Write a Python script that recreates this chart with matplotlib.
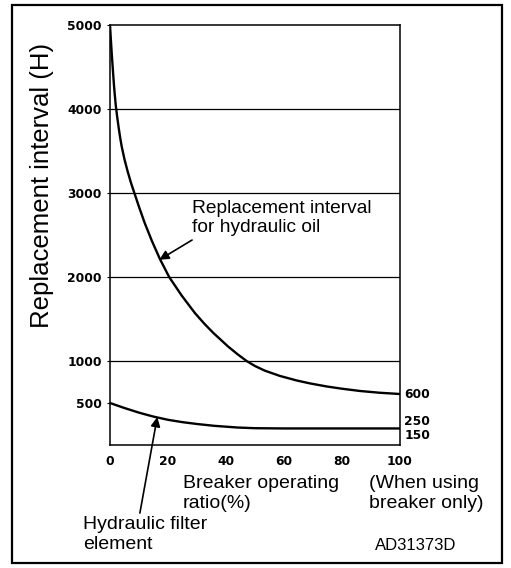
import matplotlib.pyplot as plt
from matplotlib.patches import Rectangle

# Replacement interval data (hours) vs breaker operating ratio (%)
oilRatio = [0, 0.2, 0.4, 0.6, 1.0, 1.4, 1.7, 2.0, 2.5, 3.0, 3.5, 4.0, 5.0, 6.1, 7.2, 8.4,
            10, 12, 14.5, 17.2, 20.4, 24.7, 29.3, 32.5, 35.6, 40.8, 44, 47.1, 50, 53.4,
            58.6, 64.4, 69, 74.7, 80, 86.2, 93, 100]
oilHours = [5000, 4880, 4770, 4660, 4460, 4270, 4150, 4040, 3900, 3775, 3660, 3560, 3400,
            3255, 3125, 3000, 2835, 2640, 2425, 2215, 2000, 1780, 1570, 1445, 1335, 1170,
            1080, 1000, 940, 885, 822, 768, 733, 697, 670, 643, 622, 607]

filterRatio = [0, 5, 10, 15, 20, 25, 30, 36, 44, 50, 60, 80, 100]
filterHours = [500, 440, 385, 338, 300, 272, 250, 228, 208, 200, 197, 197, 197]

yTicks = [500, 1000, 2000, 3000, 4000, 5000]
xTicks = [0, 20, 40, 60, 80, 100]
gridLevels = [1000, 2000, 3000, 4000]

plt.rcParams['font.family'] = ['Liberation Sans', 'DejaVu Sans']

fig = plt.figure(figsize=(5.11, 5.68), dpi=100)

# outer frame around the whole drawing
fig.patches.append(Rectangle((12 / 511, 5 / 568), 490 / 511, 558 / 568,
                             transform=fig.transFigure, fill=False,
                             edgecolor='black', linewidth=1.6))

ax = fig.add_axes([110 / 511, 123 / 568, 290 / 511, 420 / 568])
ax.set_xlim(0, 100)
ax.set_ylim(0, 5000)

for lvl in gridLevels:
    ax.axhline(lvl, color='black', linewidth=0.9)

ax.plot(oilRatio, oilHours, color='black', linewidth=1.7, solid_joinstyle='round')
ax.plot(filterRatio, filterHours, color='black', linewidth=1.7, solid_joinstyle='round')

for s in ax.spines.values():
    s.set_linewidth(1.1)

ax.set_xticks(xTicks)
ax.set_yticks(yTicks)
ax.tick_params(axis='y', length=2, width=0.8, direction='out', pad=4)
ax.tick_params(axis='x', length=0, pad=7)
for lbl in ax.get_xticklabels() + ax.get_yticklabels():
    lbl.set_fontfamily('DejaVu Sans')
    lbl.set_fontweight('bold')
    lbl.set_fontsize(8.8)

fig.text(42 / 511, 1 - 185 / 568, 'Replacement interval (H)', fontsize=18.5,
         rotation=90, va='center', ha='center')

# values at the right end of the curves
for val, yv in [('600', 605), ('250', 285), ('150', 115)]:
    ax.text(101.5, yv, val, fontsize=8.8, fontweight='bold', family='DejaVu Sans',
            va='center', ha='left')

ax.text(28.2, 2920, 'Replacement interval\nfor hydraulic oil', fontsize=13.8,
        va='top', ha='left', linespacing=1.2)
ax.annotate('', xy=(17.0, 2205), xytext=(28.3, 2440),
            arrowprops=dict(arrowstyle='-|>', color='black', lw=1.2,
                            mutation_scale=14, shrinkA=0, shrinkB=0))

ax.annotate('', xy=(16.3, 333), xytext=(10.3, -810),
            arrowprops=dict(arrowstyle='-|>', color='black', lw=1.2,
                            mutation_scale=14, shrinkA=0, shrinkB=0),
            annotation_clip=False)

fig.text(183 / 511, 1 - 475 / 568, 'Breaker operating\nratio(%)', fontsize=14,
         va='top', ha='left', linespacing=1.2)
fig.text(369 / 511, 1 - 475 / 568, '(When using\nbreaker only)', fontsize=14,
         va='top', ha='left', linespacing=1.2)
fig.text(83 / 511, 1 - 516 / 568, 'Hydraulic filter\nelement', fontsize=14,
         va='top', ha='left', linespacing=1.2)
fig.text(375 / 511, 1 - 546 / 568, 'AD31373D', fontsize=12, va='center', ha='left')

fig.savefig('out.png', dpi=100)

Stated exercise: Skip every picture and transcribe the data above exactly.

Exercise result:
Write a Python script that recreates this chart with matplotlib.
import matplotlib.pyplot as plt
from matplotlib.patches import Rectangle

# Replacement interval data (hours) vs breaker operating ratio (%)
oilRatio = [0, 0.2, 0.4, 0.6, 1.0, 1.4, 1.7, 2.0, 2.5, 3.0, 3.5, 4.0, 5.0, 6.1, 7.2, 8.4,
            10, 12, 14.5, 17.2, 20.4, 24.7, 29.3, 32.5, 35.6, 40.8, 44, 47.1, 50, 53.4,
            58.6, 64.4, 69, 74.7, 80, 86.2, 93, 100]
oilHours = [5000, 4880, 4770, 4660, 4460, 4270, 4150, 4040, 3900, 3775, 3660, 3560, 3400,
            3255, 3125, 3000, 2835, 2640, 2425, 2215, 2000, 1780, 1570, 1445, 1335, 1170,
            1080, 1000, 940, 885, 822, 768, 733, 697, 670, 643, 622, 607]

filterRatio = [0, 5, 10, 15, 20, 25, 30, 36, 44, 50, 60, 80, 100]
filterHours = [500, 440, 385, 338, 300, 272, 250, 228, 208, 200, 197, 197, 197]

yTicks = [500, 1000, 2000, 3000, 4000, 5000]
xTicks = [0, 20, 40, 60, 80, 100]
gridLevels = [1000, 2000, 3000, 4000]

plt.rcParams['font.family'] = ['Liberation Sans', 'DejaVu Sans']

fig = plt.figure(figsize=(5.11, 5.68), dpi=100)

# outer frame around the whole drawing
fig.patches.append(Rectangle((12 / 511, 5 / 568), 490 / 511, 558 / 568,
                             transform=fig.transFigure, fill=False,
                             edgecolor='black', linewidth=1.6))

ax = fig.add_axes([110 / 511, 123 / 568, 290 / 511, 420 / 568])
ax.set_xlim(0, 100)
ax.set_ylim(0, 5000)

for lvl in gridLevels:
    ax.axhline(lvl, color='black', linewidth=0.9)

ax.plot(oilRatio, oilHours, color='black', linewidth=1.7, solid_joinstyle='round')
ax.plot(filterRatio, filterHours, color='black', linewidth=1.7, solid_joinstyle='round')

for s in ax.spines.values():
    s.set_linewidth(1.1)

ax.set_xticks(xTicks)
ax.set_yticks(yTicks)
ax.tick_params(axis='y', length=2, width=0.8, direction='out', pad=4)
ax.tick_params(axis='x', length=0, pad=7)
for lbl in ax.get_xticklabels() + ax.get_yticklabels():
    lbl.set_fontfamily('DejaVu Sans')
    lbl.set_fontweight('bold')
    lbl.set_fontsize(8.8)

fig.text(42 / 511, 1 - 185 / 568, 'Replacement interval (H)', fontsize=18.5,
         rotation=90, va='center', ha='center')

# values at the right end of the curves
for val, yv in [('600', 605), ('250', 285), ('150', 115)]:
    ax.text(101.5, yv, val, fontsize=8.8, fontweight='bold', family='DejaVu Sans',
            va='center', ha='left')

ax.text(28.2, 2920, 'Replacement interval\nfor hydraulic oil', fontsize=13.8,
        va='top', ha='left', linespacing=1.2)
ax.annotate('', xy=(17.0, 2205), xytext=(28.3, 2440),
            arrowprops=dict(arrowstyle='-|>', color='black', lw=1.2,
                            mutation_scale=14, shrinkA=0, shrinkB=0))

ax.annotate('', xy=(16.3, 333), xytext=(10.3, -810),
            arrowprops=dict(arrowstyle='-|>', color='black', lw=1.2,
                            mutation_scale=14, shrinkA=0, shrinkB=0),
            annotation_clip=False)

fig.text(183 / 511, 1 - 475 / 568, 'Breaker operating\nratio(%)', fontsize=14,
         va='top', ha='left', linespacing=1.2)
fig.text(369 / 511, 1 - 475 / 568, '(When using\nbreaker only)', fontsize=14,
         va='top', ha='left', linespacing=1.2)
fig.text(83 / 511, 1 - 516 / 568, 'Hydraulic filter\nelement', fontsize=14,
         va='top', ha='left', linespacing=1.2)
fig.text(375 / 511, 1 - 546 / 568, 'AD31373D', fontsize=12, va='center', ha='left')

fig.savefig('out.png', dpi=100)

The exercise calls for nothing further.